I haven't been on here in so long! I have had so much school work. Melvin is moving to my boyfriend's house tomorrow. I can set up his cage and x-pen how I want them, instead of hoping my boyfriend gets it right. I have decided moving him now will be a lot less stressful then when I move out completely from my apartment in three weeks. He can settle in to his new home and be happy.

He will also be visiting the vet's for a pre-neuter check-up and everything. I feel guilty for not having taken him to a vet before this but have had difficulty finding one that would take him. Of the three vets I live around and contacted, only one would take rabbits and they were currently not accepting new clients.
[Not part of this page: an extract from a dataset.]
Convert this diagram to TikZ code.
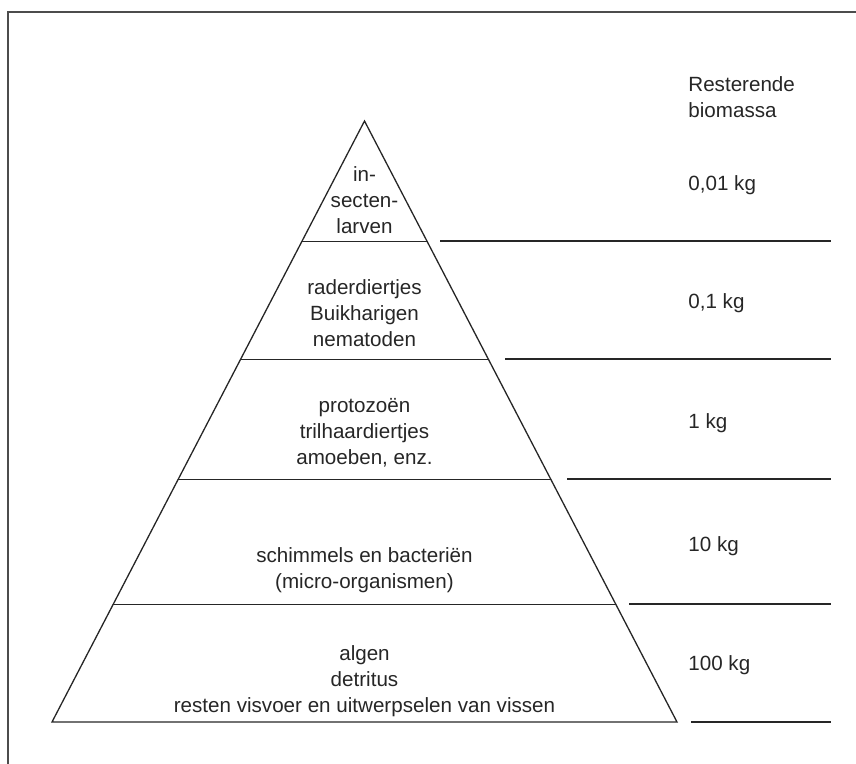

I tried to switch my dog to them over a year ago and they were not accepting new clients then either. They are the vet EVERYONE likes. Luckily there are a lot more vet options where my boyfriend lives. Now I just have to find a new vet (that I like) for Ellie and my boyfriend's troop of animals. 

Duncan did alright with Melvin. He wasn't interested with Melvin until he started binky-ing. And at that point we kept him up on my bed and let him watch. Then Melvin decided to jump up and hang out with the puppy and all was good.

Duncan is a good dog but he is still a puppy and has a problem with selective hearing. He is also a very nervous/unconfident dog in new situations, unless Ellie is around him. Somehow Ellie has become very motherly to other animals. She surprises me every day. 

My boyfriend is a city cop in syracuse and while he was working on Christmas eve he found a small cold, abused puppy in the middle of gang territory. He brought him to a shelter because his apartment did not allow dogs. A month later, His mom talked him into adopting the puppy. We named him after a therapy dog that works at my school and that I am obsessed with. My boyfriend's mom took Duncan to training classes and the instructor told her that Duncan had the perfect disposition for a therapy dog. Imagine that! Anyway, Duncan is going to be my new project this summer! I am going to work with both Ellie and him at becoming confident in new situations in the hopes that I can further Duncan at becoming a therapy dog. I plan on becoming a Speech Therapist and it would be great if I could incorporate a therapy dog into some therapies.

Anyway, something random about Duncan... Have any of you gotten your dog DNA tested? The shelter labeled Duncan as a pit bull/cattle dog mix. My boyfriend's mom sent in his DNA and it came back as a mix of Bull terrier, American Bulldog, Irish Wolfhound and Jack Russell. So He is quite the interesting mix!


----------



## JBun (Apr 25, 2013)

Melvin sounds like such a well adjusted socialized rabbit, to not have any problems being around dogs. My rabbit saw a cat and totally freaked. That's interesting about the dna results. Just goes to show you that it's not really that easy to guess a mix dog's ancestry just by looking at it.

Here's the rabbit vet lists in case you need them for your new area(don't know if you already have them). Hopefully there's a good one near you.

http://www.rabbitsonline.net/f28/finding-vet-13366/
http://www.rabbit.org/vets/vets.html


----------



## linsssey (May 21, 2013)

I have not posted on here in a few weeks. Melvin went to live with my boyfriend while I graduated and moved out of my apartment. I haven't seen him in three weeks and I miss him a ton! I know having him move before me was a lot less stressful for him because moving out was hectic and took 2 days.

I am supposed to move to syracuse with my boyfriend now but a wrench got thrown in my plans. My cousin from Germany came here for my graduation and is staying until July so I have to put my life on hold for a bit and hang out with her. =] I haven't seen her in about 4 years!

In other news, my boyfriend and I got another rabbit. She is a french lop and absolutely adorable. We went to pick her up from the breeder last evening and have left her alone in the cage since than. However this morning she was periscoping and begging at the door and when i opened it she wanted to be all over us. She is 8 weeks old and already the biggest bunny I have ever had. She is a little sweetie. We are not positive about what we will name her but so far our favorite name is Prim, short for Primrose. =] If anyone has any suggestions that would be awesome!


----------



## Ilovemyrabbit (May 21, 2013)

Sorry you've had a hectic week. I hope you get to see Melvin soon. Have fun with your cousin!  Its always nice to see a friend you haven't seen in a while.

Oh gosh, the new bunny is SO pretty! What nice color, I don't usually see bunnies with that color. I love the name Primrose I think it suits her. Here are some other suggestions, Holly, Betty, Shane. She is so adorable! I love her coloring. She's a gorgeous little gal.


----------